The year I turned 40, I began a self study, tracking events, behaviors, and occurrences for 365 days. This experiment inspired Project 40 – my life in numbers and stories.
You wouldn’t think I’m a movie lover – a natural critic, someone who’s taken screenwriting courses and pumped out a couple of romantic comedy scripts, at least not based on my theater-going habits during my 41st year. Three times. I went to the movies just three times during my 41st year, and two of the films watched were animated. Yet, I’m a self-proclaimed buff. In late February, I ignore wifely and motherly duties to weep my way through the Oscars, moved by the speeches of actors whose performances I won’t see until months later when their films make their way to DVD, to HBO; and perhaps not until the film gets to TBS, with commercials peppered in every 12 minutes and the raunchy sex scenes artlessly chopped out.
But I did see a number of movies over the year. I found I’m an avid re-watcher of movies, an activity I enjoy doing at home. An activity I did 80 times over my 41st year. Some of these re-watched movies are classics; others being terrible, awful movies that had no business being made – except to give a lowlife like me something to keep my eyes occupied while I sip on wine in bed.
A few of these flicks I can recite nearly word for word, including my most watched movie of Year 41, Coming to America, which I viewed five times during the year; a movie I first saw at the Stockton Royal movie theater (now a coffee shop) in 1988. I will always remember seeing Coming To America because I did so by myself, stood up for the very first time in life by some idiot I can’t remember (but he had to have been an idiot – I mean, missing Coming to America?) But I laughed the whole way through, despite being noticeably jilted (I met another guy there that night who perhaps wasn’t quite my type but, by asking for my number, helped a sister leave the theater with a little dignity). A year later, when I was a senior in high school, after the movie had been pressed onto VHS, ostensibly having played and rewound it numerous times as only children must do, I made for great entertainment for jocks and other cool kid groupings at parties with them quizzing me on lines from the movie. “What does Eddie Murphy say when the elephant runs past him?” someone would ask. I’d take a sip from my 32-oz bottle of California Cooler and, using my best Akeem voice, say, “Hello, Babar.”
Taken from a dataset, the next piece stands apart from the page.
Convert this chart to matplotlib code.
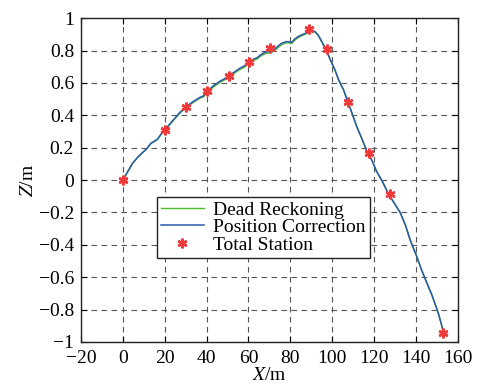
import matplotlib
matplotlib.use("Agg")
import matplotlib.pyplot as plt

plt.rcParams['font.family'] = ['Liberation Serif', 'DejaVu Serif']
plt.rcParams['mathtext.fontset'] = 'stix'

# Position Correction trajectory
pc_x = [0, 2, 4.7, 7, 9.4, 11.5, 13.4, 15, 16.6, 18, 19.8, 22, 24.7, 27, 30, 33, 36.7, 38.5, 40, 43,
        46.3, 48.5, 50.6, 53, 55.8, 58, 60, 62, 64, 66, 68, 70, 71.5, 73, 75.8, 78, 79, 80.6, 82,
        83.5, 85.4, 87, 89, 90.5, 91.7, 93.3, 95, 97.3, 99, 101.3, 103, 105.3, 107.7, 109.5,
        111.7, 114, 116.5, 119, 121.2, 124, 126.8, 129.5, 132.4, 135, 137.2, 140, 142.8, 145,
        147.6, 149.5, 150.7, 152, 153.3]
pc_z = [0, 0.045, 0.105, 0.14, 0.17, 0.195, 0.228, 0.24, 0.254, 0.28, 0.307, 0.34, 0.38, 0.415,
        0.45, 0.48, 0.51, 0.52, 0.545, 0.58, 0.61, 0.625, 0.645, 0.665, 0.69, 0.705, 0.725,
        0.745, 0.755, 0.775, 0.79, 0.795, 0.80, 0.815, 0.845, 0.855, 0.855, 0.85, 0.87, 0.885,
        0.897, 0.905, 0.918, 0.92, 0.918, 0.895, 0.855, 0.80, 0.745, 0.68, 0.62, 0.56, 0.475,
        0.41, 0.33, 0.26, 0.18, 0.12, 0.053, -0.01, -0.085, -0.14, -0.2, -0.28, -0.37, -0.46,
        -0.56, -0.63, -0.71, -0.78, -0.825, -0.885, -0.955]

# Dead Reckoning trajectory (nearly identical, slight offsets)
dr_x = pc_x
dr_z = [0, 0.044, 0.103, 0.138, 0.168, 0.193, 0.225, 0.237, 0.251, 0.277, 0.303, 0.336, 0.376,
        0.41, 0.445, 0.474, 0.505, 0.513, 0.537, 0.572, 0.603, 0.618, 0.638, 0.658, 0.682,
        0.697, 0.716, 0.737, 0.747, 0.767, 0.781, 0.786, 0.792, 0.806, 0.836, 0.847, 0.847,
        0.843, 0.862, 0.878, 0.891, 0.9, 0.914, 0.917, 0.916, 0.893, 0.853, 0.798, 0.743,
        0.679, 0.619, 0.559, 0.474, 0.409, 0.329, 0.259, 0.179, 0.119, 0.052, -0.011, -0.086,
        -0.141, -0.201, -0.281, -0.371, -0.461, -0.561, -0.631, -0.711, -0.781, -0.826,
        -0.886, -0.956]

# Total Station measurements
ts_x = [0, 20, 30, 40.4, 50.6, 60.3, 70.2, 88.8, 97.6, 107.4, 117.5, 127.6, 152.8]
ts_z = [0, 0.31, 0.45, 0.55, 0.645, 0.73, 0.815, 0.93, 0.81, 0.48, 0.165, -0.089, -0.945]

xticks = [-20, 0, 20, 40, 60, 80, 100, 120, 140, 160]
yticks = [-1, -0.8, -0.6, -0.4, -0.2, 0, 0.2, 0.4, 0.6, 0.8, 1]
ytick_labels = ['\u22121', '\u22120.8', '\u22120.6', '\u22120.4', '\u22120.2', '0', '0.2', '0.4', '0.6', '0.8', '1']
xtick_labels = ['\u221220', '0', '20', '40', '60', '80', '100', '120', '140', '160']

fig = plt.figure(figsize=(4.79, 3.86), dpi=100)
ax = fig.add_axes([0.169, 0.114, 0.787, 0.839])

ax.plot(dr_x, dr_z, color='#4cbb2c', lw=1.0, label='Dead Reckoning')
ax.plot(pc_x, pc_z, color='#2a5aa8', lw=1.1, label='Position Correction')
ax.plot(ts_x, ts_z, linestyle='none', marker=(6, 2, 0), markersize=7, markeredgewidth=1.8,
        color='#f03a3a', label='Total Station')

ax.set_xlim(-20, 160)
ax.set_ylim(-1, 1)
ax.set_xticks(xticks)
ax.set_xticklabels(xtick_labels)
ax.set_yticks(yticks)
ax.set_yticklabels(ytick_labels)
ax.tick_params(direction='in', top=True, right=True, labelsize=14, length=4, width=0.8)
ax.tick_params(axis='x', pad=6)
ax.tick_params(axis='y', pad=5)
ax.grid(True, linestyle=(0, (5, 4)), color='#555555', linewidth=0.8)
for s in ax.spines.values():
    s.set_linewidth(1.0)
    s.set_color('#222222')

ax.set_xlabel('$X$/m', fontsize=14, labelpad=0)
ax.set_ylabel('$Z$/m', fontsize=14, labelpad=1)

leg = ax.legend(loc='upper left', bbox_to_anchor=(0.2016, 0.4475), fontsize=14, frameon=True,
                fancybox=False, edgecolor='#222222', framealpha=1, labelspacing=0.0,
                handlelength=2.2, handletextpad=0.5, borderpad=0.2, borderaxespad=0)
leg.get_frame().set_linewidth(1.0)

fig.savefig('out.png', dpi=100)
Also popular on my small screen during Year 41 were The Hangover, The Descendants, and The Devil Wears Prada. And Saved the Last Dance, Trading Places, and Forrest Gump. These are my comfort movies. The DVDs that stay in the player; the DVR recordings that are never erased. Comfort movies make for great accompaniments for rainy days, for wine, for greasy food, for stressful weeks. The characters in these movies have become part of me. If I ever see Eddie Murphy in person, I’ll likely lose my mind, thrilled to have in front of me Billy Ray Valentine (Capricorn), Marcus Graham, Axel Foley, and Prince Akeem in one.